··· Recorded information ···

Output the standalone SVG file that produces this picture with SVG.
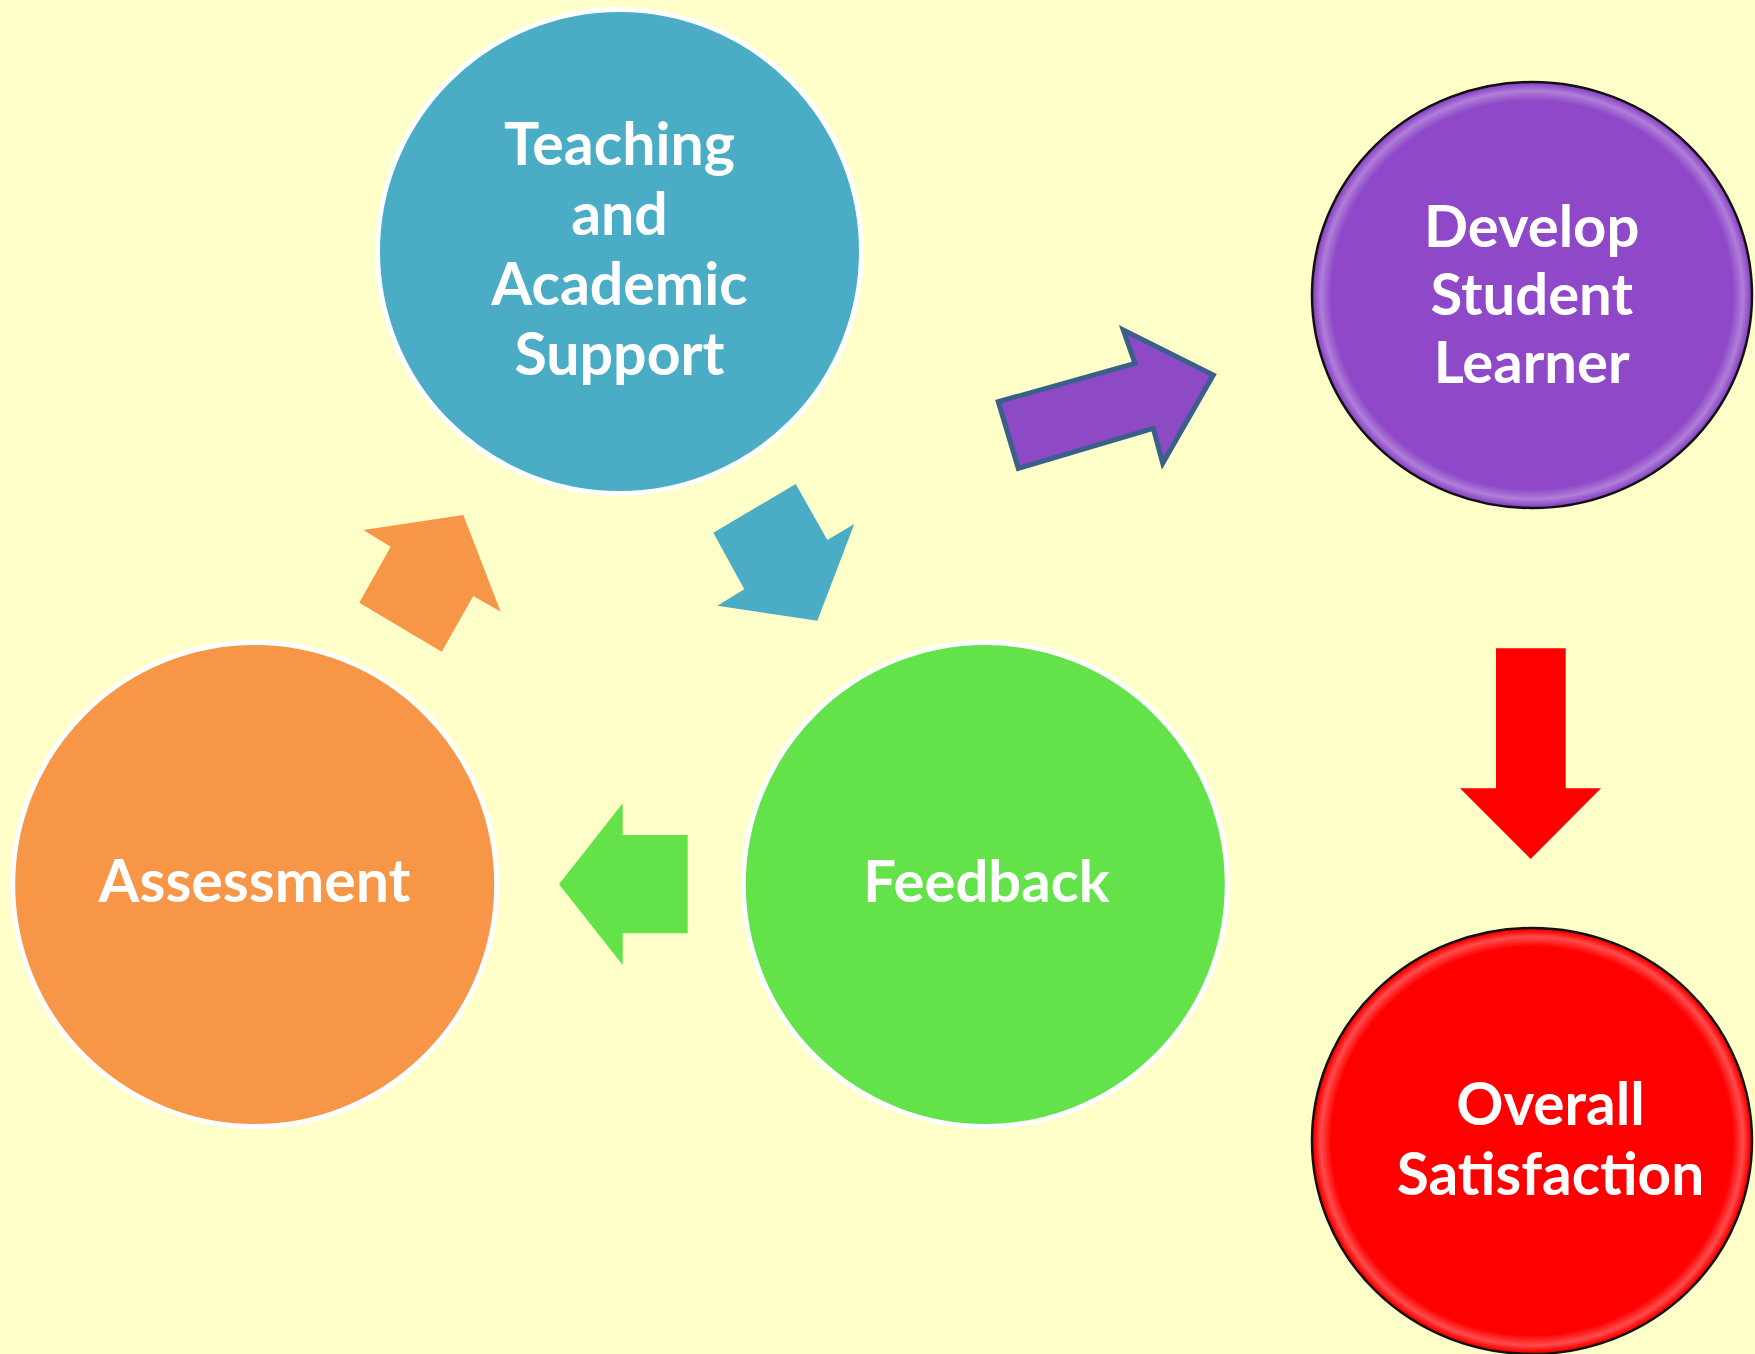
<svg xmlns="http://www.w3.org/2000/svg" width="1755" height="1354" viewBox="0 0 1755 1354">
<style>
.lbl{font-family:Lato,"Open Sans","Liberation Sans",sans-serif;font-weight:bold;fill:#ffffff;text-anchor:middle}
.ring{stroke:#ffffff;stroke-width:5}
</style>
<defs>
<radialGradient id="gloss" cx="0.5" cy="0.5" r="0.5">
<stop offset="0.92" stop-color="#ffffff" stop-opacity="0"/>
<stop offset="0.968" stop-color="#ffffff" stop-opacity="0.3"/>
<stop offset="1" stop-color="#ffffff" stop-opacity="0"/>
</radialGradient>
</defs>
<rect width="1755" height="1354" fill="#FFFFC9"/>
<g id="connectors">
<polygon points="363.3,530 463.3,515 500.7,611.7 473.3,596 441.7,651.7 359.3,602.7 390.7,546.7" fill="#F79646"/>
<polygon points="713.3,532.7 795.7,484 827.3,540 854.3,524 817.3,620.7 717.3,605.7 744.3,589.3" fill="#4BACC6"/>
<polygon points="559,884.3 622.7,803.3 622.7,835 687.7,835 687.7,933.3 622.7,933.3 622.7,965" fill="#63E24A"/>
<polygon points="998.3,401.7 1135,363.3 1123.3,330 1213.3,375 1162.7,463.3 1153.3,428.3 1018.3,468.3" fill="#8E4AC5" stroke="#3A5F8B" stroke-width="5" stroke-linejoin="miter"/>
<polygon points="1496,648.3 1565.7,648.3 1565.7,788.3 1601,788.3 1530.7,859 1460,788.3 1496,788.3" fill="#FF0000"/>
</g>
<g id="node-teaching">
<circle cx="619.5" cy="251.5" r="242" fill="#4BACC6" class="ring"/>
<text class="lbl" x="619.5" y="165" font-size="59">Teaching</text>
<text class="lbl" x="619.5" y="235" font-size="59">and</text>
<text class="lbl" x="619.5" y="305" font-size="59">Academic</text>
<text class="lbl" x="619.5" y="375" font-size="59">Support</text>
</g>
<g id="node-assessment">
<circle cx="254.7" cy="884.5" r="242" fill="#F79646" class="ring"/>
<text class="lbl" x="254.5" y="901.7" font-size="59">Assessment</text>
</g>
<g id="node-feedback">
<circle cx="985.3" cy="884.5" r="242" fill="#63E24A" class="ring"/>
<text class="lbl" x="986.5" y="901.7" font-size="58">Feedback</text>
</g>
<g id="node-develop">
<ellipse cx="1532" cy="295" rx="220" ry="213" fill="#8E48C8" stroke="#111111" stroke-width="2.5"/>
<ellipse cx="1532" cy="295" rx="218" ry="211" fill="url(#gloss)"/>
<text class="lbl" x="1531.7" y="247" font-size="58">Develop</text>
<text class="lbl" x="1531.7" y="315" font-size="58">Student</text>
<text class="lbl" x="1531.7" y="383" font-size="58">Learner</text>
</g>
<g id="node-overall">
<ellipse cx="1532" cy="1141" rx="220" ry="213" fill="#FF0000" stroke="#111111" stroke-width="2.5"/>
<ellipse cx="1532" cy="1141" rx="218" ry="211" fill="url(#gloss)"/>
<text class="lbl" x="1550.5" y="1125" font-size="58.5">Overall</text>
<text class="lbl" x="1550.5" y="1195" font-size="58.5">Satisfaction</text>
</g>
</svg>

···

What to work on: Go through the material above and print all of it exactly, except the pictures.

Result of the task:
Output the standalone SVG file that produces this picture with SVG.
<svg xmlns="http://www.w3.org/2000/svg" width="1755" height="1354" viewBox="0 0 1755 1354">
<style>
.lbl{font-family:Lato,"Open Sans","Liberation Sans",sans-serif;font-weight:bold;fill:#ffffff;text-anchor:middle}
.ring{stroke:#ffffff;stroke-width:5}
</style>
<defs>
<radialGradient id="gloss" cx="0.5" cy="0.5" r="0.5">
<stop offset="0.92" stop-color="#ffffff" stop-opacity="0"/>
<stop offset="0.968" stop-color="#ffffff" stop-opacity="0.3"/>
<stop offset="1" stop-color="#ffffff" stop-opacity="0"/>
</radialGradient>
</defs>
<rect width="1755" height="1354" fill="#FFFFC9"/>
<g id="connectors">
<polygon points="363.3,530 463.3,515 500.7,611.7 473.3,596 441.7,651.7 359.3,602.7 390.7,546.7" fill="#F79646"/>
<polygon points="713.3,532.7 795.7,484 827.3,540 854.3,524 817.3,620.7 717.3,605.7 744.3,589.3" fill="#4BACC6"/>
<polygon points="559,884.3 622.7,803.3 622.7,835 687.7,835 687.7,933.3 622.7,933.3 622.7,965" fill="#63E24A"/>
<polygon points="998.3,401.7 1135,363.3 1123.3,330 1213.3,375 1162.7,463.3 1153.3,428.3 1018.3,468.3" fill="#8E4AC5" stroke="#3A5F8B" stroke-width="5" stroke-linejoin="miter"/>
<polygon points="1496,648.3 1565.7,648.3 1565.7,788.3 1601,788.3 1530.7,859 1460,788.3 1496,788.3" fill="#FF0000"/>
</g>
<g id="node-teaching">
<circle cx="619.5" cy="251.5" r="242" fill="#4BACC6" class="ring"/>
<text class="lbl" x="619.5" y="165" font-size="59">Teaching</text>
<text class="lbl" x="619.5" y="235" font-size="59">and</text>
<text class="lbl" x="619.5" y="305" font-size="59">Academic</text>
<text class="lbl" x="619.5" y="375" font-size="59">Support</text>
</g>
<g id="node-assessment">
<circle cx="254.7" cy="884.5" r="242" fill="#F79646" class="ring"/>
<text class="lbl" x="254.5" y="901.7" font-size="59">Assessment</text>
</g>
<g id="node-feedback">
<circle cx="985.3" cy="884.5" r="242" fill="#63E24A" class="ring"/>
<text class="lbl" x="986.5" y="901.7" font-size="58">Feedback</text>
</g>
<g id="node-develop">
<ellipse cx="1532" cy="295" rx="220" ry="213" fill="#8E48C8" stroke="#111111" stroke-width="2.5"/>
<ellipse cx="1532" cy="295" rx="218" ry="211" fill="url(#gloss)"/>
<text class="lbl" x="1531.7" y="247" font-size="58">Develop</text>
<text class="lbl" x="1531.7" y="315" font-size="58">Student</text>
<text class="lbl" x="1531.7" y="383" font-size="58">Learner</text>
</g>
<g id="node-overall">
<ellipse cx="1532" cy="1141" rx="220" ry="213" fill="#FF0000" stroke="#111111" stroke-width="2.5"/>
<ellipse cx="1532" cy="1141" rx="218" ry="211" fill="url(#gloss)"/>
<text class="lbl" x="1550.5" y="1125" font-size="58.5">Overall</text>
<text class="lbl" x="1550.5" y="1195" font-size="58.5">Satisfaction</text>
</g>
</svg>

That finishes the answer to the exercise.